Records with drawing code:

-- START --

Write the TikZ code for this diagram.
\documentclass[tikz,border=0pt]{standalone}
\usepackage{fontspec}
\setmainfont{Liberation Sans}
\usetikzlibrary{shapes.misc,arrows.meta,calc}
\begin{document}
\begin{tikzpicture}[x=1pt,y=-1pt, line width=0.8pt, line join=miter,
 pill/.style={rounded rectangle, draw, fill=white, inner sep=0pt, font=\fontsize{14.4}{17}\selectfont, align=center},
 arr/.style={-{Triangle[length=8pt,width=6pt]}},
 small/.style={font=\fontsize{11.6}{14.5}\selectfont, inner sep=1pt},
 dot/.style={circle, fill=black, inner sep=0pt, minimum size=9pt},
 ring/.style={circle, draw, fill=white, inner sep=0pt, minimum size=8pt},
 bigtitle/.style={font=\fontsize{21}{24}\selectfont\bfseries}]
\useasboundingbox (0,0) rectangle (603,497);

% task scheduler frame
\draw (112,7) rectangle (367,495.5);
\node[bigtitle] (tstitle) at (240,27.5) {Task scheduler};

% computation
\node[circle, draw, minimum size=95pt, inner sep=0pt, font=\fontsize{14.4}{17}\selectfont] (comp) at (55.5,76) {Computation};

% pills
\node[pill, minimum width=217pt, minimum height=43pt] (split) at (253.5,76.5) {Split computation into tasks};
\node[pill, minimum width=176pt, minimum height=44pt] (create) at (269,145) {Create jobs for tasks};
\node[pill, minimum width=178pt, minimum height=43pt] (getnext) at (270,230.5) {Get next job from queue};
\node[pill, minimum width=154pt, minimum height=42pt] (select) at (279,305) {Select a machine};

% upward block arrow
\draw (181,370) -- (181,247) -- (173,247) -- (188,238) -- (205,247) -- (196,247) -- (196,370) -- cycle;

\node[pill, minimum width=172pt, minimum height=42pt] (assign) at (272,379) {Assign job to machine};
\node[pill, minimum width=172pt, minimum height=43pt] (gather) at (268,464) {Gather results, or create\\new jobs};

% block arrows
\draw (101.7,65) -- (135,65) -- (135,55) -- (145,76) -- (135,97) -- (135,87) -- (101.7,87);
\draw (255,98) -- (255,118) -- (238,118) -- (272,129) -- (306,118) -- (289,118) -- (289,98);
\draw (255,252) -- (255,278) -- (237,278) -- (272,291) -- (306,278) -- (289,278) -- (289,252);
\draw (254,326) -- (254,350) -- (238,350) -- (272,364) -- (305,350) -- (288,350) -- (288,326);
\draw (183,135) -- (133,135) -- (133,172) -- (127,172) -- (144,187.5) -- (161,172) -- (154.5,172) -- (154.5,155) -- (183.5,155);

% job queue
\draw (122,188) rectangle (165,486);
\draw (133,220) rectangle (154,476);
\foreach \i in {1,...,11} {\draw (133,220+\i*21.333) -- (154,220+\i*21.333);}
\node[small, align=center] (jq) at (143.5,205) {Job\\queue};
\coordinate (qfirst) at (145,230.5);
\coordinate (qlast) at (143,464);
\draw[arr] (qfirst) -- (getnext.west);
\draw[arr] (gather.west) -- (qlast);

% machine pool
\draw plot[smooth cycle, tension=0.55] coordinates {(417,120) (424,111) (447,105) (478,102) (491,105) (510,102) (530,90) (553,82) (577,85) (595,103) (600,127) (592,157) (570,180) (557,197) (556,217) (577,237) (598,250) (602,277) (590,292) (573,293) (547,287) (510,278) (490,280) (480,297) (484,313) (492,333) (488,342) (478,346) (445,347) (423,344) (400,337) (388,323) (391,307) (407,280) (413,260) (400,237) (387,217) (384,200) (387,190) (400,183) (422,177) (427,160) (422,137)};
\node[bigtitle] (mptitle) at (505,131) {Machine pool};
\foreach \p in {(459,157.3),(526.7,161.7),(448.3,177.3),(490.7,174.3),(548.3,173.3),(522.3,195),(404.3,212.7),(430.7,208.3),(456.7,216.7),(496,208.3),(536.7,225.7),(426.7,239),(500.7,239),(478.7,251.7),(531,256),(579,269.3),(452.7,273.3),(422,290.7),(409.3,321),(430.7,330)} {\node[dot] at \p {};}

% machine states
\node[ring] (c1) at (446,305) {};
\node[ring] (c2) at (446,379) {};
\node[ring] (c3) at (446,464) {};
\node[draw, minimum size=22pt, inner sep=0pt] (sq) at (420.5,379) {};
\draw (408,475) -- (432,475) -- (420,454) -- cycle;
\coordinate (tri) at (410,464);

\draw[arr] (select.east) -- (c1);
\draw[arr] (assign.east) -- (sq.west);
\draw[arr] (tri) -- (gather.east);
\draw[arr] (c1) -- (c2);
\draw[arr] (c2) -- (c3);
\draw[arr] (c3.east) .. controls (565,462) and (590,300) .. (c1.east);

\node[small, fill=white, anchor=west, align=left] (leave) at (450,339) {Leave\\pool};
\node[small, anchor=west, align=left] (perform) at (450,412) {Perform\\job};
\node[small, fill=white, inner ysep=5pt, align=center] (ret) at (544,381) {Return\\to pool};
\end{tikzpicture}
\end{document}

-- END --
-- START --

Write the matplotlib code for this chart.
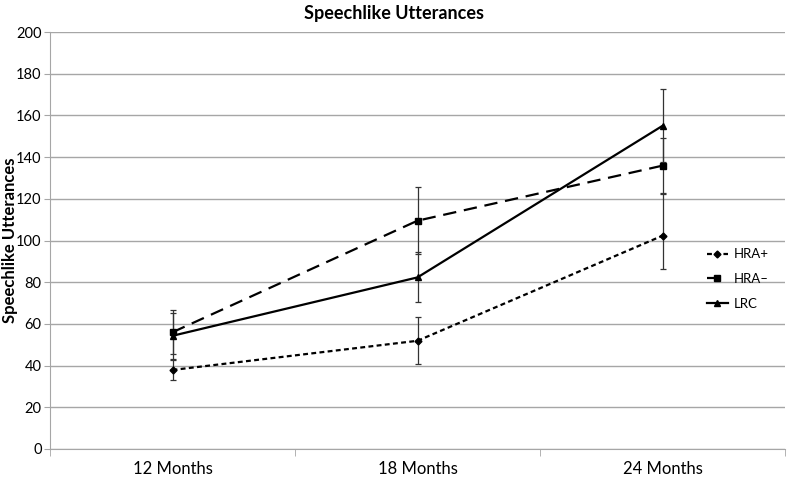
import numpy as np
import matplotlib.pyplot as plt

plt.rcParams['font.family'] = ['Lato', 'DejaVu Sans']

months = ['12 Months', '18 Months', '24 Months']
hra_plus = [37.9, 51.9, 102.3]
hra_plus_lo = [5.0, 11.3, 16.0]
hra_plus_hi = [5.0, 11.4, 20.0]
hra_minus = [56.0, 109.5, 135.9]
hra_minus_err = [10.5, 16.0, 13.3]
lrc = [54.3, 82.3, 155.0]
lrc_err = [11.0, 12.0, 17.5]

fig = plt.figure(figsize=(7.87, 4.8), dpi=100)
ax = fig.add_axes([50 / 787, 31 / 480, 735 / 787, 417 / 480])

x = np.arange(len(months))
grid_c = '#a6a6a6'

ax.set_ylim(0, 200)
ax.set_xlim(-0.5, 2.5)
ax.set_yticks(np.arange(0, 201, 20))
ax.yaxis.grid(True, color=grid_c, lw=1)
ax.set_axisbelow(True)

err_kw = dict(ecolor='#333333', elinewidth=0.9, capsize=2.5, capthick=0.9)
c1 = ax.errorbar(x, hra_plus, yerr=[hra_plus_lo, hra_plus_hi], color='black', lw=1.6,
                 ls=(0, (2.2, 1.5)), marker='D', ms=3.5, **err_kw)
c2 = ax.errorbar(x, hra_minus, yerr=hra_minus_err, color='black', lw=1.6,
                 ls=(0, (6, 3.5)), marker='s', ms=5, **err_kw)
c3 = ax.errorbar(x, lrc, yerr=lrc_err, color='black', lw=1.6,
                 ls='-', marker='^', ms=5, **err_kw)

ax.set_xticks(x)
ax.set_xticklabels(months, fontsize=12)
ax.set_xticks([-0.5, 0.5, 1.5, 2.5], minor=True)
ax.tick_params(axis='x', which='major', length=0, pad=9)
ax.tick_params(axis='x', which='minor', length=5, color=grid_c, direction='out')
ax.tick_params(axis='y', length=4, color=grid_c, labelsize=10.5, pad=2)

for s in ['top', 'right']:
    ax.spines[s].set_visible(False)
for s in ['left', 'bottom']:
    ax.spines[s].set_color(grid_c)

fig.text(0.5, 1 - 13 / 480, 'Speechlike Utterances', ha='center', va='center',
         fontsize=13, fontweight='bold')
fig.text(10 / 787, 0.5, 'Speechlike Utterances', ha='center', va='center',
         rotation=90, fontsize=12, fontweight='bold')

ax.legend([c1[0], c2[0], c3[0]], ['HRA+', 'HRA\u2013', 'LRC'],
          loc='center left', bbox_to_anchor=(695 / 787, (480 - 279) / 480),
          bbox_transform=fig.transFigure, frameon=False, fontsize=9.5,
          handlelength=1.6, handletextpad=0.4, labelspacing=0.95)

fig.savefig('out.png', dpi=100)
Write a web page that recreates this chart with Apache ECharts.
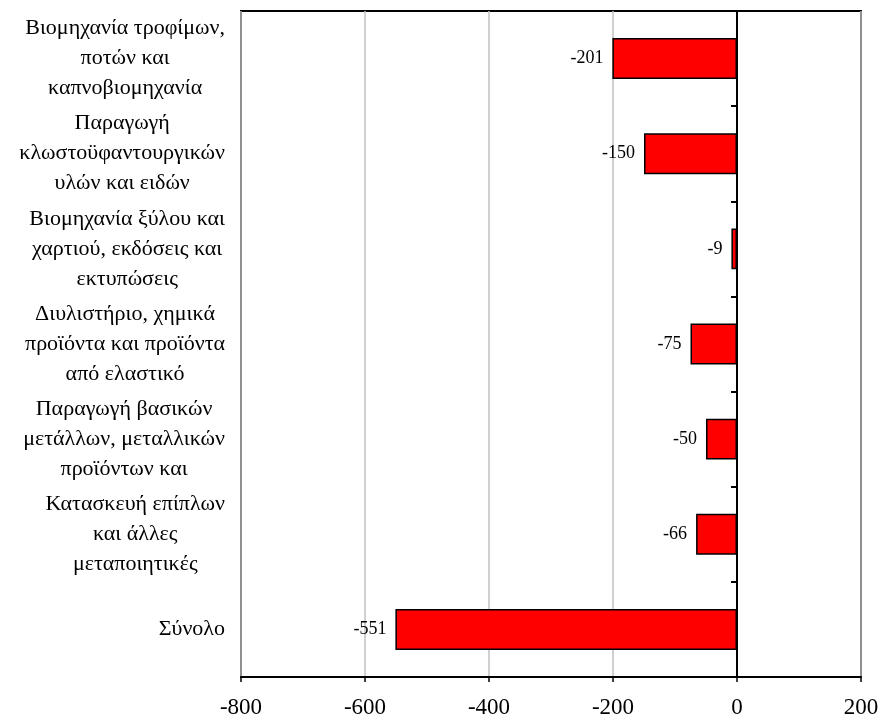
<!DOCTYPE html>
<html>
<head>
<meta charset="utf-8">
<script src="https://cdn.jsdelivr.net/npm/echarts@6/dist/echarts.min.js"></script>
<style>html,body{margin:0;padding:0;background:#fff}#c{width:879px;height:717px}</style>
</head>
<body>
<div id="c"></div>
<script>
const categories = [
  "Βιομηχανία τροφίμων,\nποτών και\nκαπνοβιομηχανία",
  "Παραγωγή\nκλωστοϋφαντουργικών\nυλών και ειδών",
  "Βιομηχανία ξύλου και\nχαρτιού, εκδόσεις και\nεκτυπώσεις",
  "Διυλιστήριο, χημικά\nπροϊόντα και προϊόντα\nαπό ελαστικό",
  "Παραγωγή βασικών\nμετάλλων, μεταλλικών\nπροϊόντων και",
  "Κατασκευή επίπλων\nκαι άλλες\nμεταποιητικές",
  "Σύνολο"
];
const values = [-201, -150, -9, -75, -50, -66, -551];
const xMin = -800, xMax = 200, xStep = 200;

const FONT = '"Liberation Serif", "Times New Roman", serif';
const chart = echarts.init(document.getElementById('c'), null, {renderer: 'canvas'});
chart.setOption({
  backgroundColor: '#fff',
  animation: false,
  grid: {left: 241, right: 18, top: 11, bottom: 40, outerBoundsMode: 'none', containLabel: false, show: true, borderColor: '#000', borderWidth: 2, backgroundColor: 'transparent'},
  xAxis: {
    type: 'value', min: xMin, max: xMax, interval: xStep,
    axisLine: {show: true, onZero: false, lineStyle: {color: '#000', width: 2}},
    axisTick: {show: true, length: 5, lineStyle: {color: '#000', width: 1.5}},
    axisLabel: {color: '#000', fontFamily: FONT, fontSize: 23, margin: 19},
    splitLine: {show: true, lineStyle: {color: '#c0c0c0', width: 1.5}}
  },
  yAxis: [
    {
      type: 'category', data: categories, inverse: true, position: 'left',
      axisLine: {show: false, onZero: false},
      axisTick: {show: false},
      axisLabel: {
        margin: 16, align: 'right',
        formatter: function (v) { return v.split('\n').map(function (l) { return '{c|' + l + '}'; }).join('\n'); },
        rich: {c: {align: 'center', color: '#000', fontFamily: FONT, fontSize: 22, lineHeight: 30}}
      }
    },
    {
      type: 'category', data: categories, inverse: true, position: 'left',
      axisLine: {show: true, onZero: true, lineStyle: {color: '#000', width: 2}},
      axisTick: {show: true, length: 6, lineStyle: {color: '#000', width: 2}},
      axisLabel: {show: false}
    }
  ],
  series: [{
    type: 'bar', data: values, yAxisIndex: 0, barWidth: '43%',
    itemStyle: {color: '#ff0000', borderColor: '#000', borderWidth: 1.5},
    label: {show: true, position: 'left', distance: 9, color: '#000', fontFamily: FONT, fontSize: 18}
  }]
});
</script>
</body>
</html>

-- END --
-- START --

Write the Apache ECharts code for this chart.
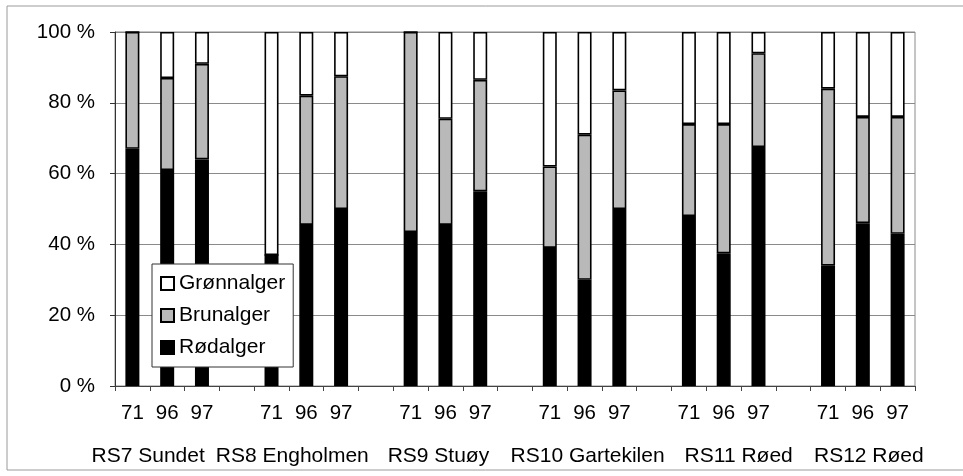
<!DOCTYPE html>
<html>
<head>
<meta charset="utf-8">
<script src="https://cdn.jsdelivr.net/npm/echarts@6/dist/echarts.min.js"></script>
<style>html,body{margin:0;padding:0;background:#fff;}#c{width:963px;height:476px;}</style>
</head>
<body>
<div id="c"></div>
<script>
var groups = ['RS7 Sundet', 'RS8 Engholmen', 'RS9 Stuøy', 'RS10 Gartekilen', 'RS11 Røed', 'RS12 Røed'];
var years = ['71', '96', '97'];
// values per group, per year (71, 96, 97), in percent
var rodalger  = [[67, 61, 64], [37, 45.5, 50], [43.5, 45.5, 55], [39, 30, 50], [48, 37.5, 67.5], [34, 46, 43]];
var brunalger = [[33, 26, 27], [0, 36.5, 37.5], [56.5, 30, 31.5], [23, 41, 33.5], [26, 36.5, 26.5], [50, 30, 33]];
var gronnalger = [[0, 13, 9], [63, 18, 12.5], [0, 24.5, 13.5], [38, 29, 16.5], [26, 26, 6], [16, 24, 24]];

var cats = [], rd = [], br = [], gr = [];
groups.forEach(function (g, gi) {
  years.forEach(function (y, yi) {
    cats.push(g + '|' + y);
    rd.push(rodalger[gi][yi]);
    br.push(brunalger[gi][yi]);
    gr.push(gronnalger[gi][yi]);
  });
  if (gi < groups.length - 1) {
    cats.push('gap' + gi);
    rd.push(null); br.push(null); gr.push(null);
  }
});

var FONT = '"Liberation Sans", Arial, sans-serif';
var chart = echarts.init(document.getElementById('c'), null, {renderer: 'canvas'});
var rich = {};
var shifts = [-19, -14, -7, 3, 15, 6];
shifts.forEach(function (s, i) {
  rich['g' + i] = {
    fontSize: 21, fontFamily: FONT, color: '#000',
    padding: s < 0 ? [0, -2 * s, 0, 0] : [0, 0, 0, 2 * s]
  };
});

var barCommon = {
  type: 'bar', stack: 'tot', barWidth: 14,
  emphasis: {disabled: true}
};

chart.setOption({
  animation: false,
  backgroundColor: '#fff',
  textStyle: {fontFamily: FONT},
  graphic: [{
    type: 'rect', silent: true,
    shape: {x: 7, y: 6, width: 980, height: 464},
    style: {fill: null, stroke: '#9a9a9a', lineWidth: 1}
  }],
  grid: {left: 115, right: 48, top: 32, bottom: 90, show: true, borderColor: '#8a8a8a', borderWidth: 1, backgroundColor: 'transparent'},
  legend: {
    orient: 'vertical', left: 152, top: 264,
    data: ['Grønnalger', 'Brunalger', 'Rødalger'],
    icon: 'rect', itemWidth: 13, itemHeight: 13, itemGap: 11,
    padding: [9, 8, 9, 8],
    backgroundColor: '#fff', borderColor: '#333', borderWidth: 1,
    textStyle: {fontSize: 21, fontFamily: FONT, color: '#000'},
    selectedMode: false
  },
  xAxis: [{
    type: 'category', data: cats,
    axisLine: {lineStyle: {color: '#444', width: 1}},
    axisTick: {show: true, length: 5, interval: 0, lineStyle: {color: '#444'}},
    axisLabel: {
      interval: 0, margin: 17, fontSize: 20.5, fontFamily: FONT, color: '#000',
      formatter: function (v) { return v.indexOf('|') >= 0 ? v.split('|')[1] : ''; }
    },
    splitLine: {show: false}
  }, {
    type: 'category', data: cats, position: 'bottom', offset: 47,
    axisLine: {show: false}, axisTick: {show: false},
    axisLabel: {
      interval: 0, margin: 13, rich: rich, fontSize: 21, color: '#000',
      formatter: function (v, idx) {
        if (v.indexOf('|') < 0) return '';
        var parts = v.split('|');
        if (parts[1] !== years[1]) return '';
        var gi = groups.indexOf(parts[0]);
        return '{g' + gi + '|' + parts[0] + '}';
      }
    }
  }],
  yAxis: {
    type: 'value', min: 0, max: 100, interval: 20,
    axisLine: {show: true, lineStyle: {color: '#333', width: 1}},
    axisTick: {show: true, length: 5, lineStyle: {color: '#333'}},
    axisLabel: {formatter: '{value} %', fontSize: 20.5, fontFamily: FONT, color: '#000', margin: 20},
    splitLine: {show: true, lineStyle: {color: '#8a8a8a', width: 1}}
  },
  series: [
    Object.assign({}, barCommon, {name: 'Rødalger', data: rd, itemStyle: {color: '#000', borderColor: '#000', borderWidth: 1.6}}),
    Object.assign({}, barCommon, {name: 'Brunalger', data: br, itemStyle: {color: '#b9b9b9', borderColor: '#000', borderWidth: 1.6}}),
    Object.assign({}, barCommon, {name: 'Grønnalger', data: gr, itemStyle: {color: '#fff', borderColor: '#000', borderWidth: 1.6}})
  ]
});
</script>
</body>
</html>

-- END --

Which lines hold the word "matplotlib"? Copy every one of them.

• **Final answer**:
Write the matplotlib code for this chart.
import matplotlib.pyplot as plt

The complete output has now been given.